«3 марта 1917 года мы, лица ближайшей свиты государя императора Николая Александровича, находясь в императорском поезде, при возвращении Его Величества после отречения от престола из Пскова, постановили: во избежание неточностей и предвзятых рассказов в будущем записать сообща и немедленно, возможно полнее, еще по свежей памяти, все известные нам подробности этого ужасного для нашей Родины события, совершившегося накануне…»
В таких довольно нескладных выражениях начиналась общая запись наших тогдашних свидетельских показаний, обнимая время с вечера 26 февраля до пяти часов дня 3 марта 1917 года.
Дневник этот был записан в пути, между Псковом и Могилевом, карандашом, на многих листах бумаги, под нашу диктовку, начальником военно-походной Его Величества канцелярии генералом К. А. Нарышкиным, обещавшим дать каждому из нас с него копию.
Исполнить это, однако, в пути он не успел, а сам подлинник затем, в тогдашние, полные замешательства и забывчивости дни, затерялся бесследно.
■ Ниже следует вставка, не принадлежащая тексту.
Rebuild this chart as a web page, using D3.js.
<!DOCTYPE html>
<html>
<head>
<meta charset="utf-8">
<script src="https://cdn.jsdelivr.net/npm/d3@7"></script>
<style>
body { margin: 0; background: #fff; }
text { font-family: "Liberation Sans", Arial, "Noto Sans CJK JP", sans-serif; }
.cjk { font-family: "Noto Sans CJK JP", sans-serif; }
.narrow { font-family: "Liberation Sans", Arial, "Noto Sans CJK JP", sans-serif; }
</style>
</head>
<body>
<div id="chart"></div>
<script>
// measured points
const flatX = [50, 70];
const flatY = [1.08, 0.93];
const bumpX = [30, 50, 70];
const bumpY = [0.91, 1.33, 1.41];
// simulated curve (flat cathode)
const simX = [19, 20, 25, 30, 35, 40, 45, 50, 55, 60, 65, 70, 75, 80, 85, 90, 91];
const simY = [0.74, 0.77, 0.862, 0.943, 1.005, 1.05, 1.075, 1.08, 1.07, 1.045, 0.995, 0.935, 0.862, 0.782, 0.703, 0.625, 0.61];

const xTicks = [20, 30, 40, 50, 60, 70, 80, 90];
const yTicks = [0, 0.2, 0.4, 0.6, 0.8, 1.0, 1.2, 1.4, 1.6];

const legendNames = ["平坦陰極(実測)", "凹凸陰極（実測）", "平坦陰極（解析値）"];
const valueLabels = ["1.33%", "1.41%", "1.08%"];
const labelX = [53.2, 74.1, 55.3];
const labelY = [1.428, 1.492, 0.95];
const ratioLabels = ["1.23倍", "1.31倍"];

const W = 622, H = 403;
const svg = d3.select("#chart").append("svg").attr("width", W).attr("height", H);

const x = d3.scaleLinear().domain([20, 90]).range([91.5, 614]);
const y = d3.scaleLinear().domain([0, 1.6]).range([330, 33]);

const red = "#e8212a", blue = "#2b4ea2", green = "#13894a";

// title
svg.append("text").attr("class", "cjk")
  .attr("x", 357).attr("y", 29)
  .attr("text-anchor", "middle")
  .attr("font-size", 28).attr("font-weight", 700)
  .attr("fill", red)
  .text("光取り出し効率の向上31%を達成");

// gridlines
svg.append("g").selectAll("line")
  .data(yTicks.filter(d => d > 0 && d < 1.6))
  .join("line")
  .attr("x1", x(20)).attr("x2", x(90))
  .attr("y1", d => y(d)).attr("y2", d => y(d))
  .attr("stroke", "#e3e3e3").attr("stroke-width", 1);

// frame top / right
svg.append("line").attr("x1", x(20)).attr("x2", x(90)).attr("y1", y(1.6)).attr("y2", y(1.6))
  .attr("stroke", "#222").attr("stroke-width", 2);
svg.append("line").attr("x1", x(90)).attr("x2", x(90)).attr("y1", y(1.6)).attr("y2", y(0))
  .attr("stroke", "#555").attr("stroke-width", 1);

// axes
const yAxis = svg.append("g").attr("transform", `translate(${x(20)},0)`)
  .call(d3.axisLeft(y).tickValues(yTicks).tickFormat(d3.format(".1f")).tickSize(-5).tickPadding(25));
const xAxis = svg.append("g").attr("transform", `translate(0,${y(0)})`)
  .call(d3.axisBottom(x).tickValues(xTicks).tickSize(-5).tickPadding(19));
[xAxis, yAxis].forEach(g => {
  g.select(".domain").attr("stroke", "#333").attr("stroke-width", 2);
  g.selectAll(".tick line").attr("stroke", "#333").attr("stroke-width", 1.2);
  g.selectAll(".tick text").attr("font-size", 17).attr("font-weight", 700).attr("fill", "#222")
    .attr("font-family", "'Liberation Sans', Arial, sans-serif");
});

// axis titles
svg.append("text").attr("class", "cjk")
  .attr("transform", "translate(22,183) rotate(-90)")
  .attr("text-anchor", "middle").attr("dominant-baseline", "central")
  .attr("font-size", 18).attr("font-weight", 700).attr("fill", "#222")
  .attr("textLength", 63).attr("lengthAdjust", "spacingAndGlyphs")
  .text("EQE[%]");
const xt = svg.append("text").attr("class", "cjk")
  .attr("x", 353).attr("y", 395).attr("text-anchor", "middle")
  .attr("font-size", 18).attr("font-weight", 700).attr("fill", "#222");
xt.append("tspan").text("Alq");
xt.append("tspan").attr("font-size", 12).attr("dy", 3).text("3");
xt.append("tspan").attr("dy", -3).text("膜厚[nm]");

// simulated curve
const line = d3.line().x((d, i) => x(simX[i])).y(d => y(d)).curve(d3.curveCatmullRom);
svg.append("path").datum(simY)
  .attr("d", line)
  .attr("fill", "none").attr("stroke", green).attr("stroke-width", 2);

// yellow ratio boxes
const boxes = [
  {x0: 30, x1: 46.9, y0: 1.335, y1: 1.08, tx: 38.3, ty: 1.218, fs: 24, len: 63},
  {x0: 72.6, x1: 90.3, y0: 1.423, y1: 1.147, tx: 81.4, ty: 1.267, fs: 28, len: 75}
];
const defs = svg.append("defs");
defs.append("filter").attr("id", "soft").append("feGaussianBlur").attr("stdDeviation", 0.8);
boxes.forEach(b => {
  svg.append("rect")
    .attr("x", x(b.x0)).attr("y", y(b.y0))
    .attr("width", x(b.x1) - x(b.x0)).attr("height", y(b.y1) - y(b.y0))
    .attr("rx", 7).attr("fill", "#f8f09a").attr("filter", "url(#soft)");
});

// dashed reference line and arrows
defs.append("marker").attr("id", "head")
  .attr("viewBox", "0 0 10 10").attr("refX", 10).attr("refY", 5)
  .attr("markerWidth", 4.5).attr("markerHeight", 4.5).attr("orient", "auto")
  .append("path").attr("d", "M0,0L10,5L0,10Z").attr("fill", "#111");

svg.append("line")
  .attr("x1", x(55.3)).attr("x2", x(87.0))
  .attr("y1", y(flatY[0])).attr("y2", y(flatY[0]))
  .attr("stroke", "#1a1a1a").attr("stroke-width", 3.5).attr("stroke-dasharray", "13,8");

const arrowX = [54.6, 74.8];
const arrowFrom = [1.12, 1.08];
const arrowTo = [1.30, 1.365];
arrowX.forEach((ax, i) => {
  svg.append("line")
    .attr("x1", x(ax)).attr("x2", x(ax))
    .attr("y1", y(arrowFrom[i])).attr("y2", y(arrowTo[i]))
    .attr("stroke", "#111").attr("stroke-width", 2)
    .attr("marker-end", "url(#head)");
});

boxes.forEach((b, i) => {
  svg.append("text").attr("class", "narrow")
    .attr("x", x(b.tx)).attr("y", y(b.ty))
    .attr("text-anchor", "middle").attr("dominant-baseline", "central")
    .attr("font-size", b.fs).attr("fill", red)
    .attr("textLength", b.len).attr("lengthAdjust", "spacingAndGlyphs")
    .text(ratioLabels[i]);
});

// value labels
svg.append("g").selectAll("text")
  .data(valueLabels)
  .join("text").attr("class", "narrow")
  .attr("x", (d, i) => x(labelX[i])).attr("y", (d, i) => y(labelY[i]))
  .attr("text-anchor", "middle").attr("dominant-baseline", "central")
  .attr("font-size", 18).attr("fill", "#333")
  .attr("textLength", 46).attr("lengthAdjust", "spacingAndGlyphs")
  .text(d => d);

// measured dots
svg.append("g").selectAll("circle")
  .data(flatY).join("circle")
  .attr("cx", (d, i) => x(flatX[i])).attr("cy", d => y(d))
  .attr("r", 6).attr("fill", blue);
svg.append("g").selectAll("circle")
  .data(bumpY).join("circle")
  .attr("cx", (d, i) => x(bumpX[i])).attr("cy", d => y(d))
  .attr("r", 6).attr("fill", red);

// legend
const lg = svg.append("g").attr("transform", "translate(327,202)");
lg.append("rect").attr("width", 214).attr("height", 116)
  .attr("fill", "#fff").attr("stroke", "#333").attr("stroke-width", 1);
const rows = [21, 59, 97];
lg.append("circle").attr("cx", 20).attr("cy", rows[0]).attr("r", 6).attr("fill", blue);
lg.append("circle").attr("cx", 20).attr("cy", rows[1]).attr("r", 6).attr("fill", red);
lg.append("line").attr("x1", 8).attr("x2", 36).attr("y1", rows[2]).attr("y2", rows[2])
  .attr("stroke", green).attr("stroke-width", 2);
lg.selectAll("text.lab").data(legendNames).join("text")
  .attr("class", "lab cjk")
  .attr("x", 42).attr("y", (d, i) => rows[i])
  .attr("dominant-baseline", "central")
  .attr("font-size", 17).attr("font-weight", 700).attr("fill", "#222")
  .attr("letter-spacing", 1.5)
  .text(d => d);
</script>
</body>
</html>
Но содержание его, как и все тогдашние переживания, прочно сохранились в моей памяти и являются главным основанием этой, II части моих семейных записок.
Я их предназначал не для печати, а лишь для моих близких родных, и этим объясняется «ненужность», быть может, многих страниц.
Но и сейчас, когда меня так убедительно просят поделиться с другими – поминая даже имя «истории», – всем тем, чему мне пришлось быть свидетелем как в «затишье» перед бурей, так и в самой «буре революции», мне не хочется ни менять семейный характер моих воспоминаний, ни переделывать их в надлежащую книжную форму.
Несмотря на различие политических убеждений, мы все русские, ведь одна семья, тесно связанная со мною, родною русскою кровью.
Да и нет у меня для такого труда ни достаточного времени, ни необходимого опыта. Будущий историк меня за это, конечно, не похвалит, а близкий современник, быть может, поймет и простит.
Впрочем, слишком смело было бы с моей стороны – песчинки в вихре событий – предполагать о каком-либо внимании историка. Хотя история пишется людьми, для людей и о людях, ей всегда были безразличны оттенки красок тех картин, которые приходилось видеть невлиятельному современнику. Во многих случаях все же приходится об этом пожалеть, так как и сама история есть не что иное, как общее выражение даже не поступков и мыслей, а лишь настроений мелких человеческих единиц, властно руководящих и великими людьми, и великими событиями…
Смотрел ли я зорко и достаточно пытливо в те ужасные, полные злобы и растерянности дни? Не знаю – судить, конечно, не мне.
Говорят, что посторонним, издали, всегда виднее. Может быть.
Но это верно, пожалуй, лишь тогда, когда кругом все ясно, а даль прозрачна и чиста. В надвинувшихся на мою Родину сумерках смуты я все же стоял ближе многих к центру тогдашних событий к семье моего государя, и мне казалось, что в тогдашнем, грязном густом тумане мне был намного яснее виден их настоящий нравственный облик, чем остальным.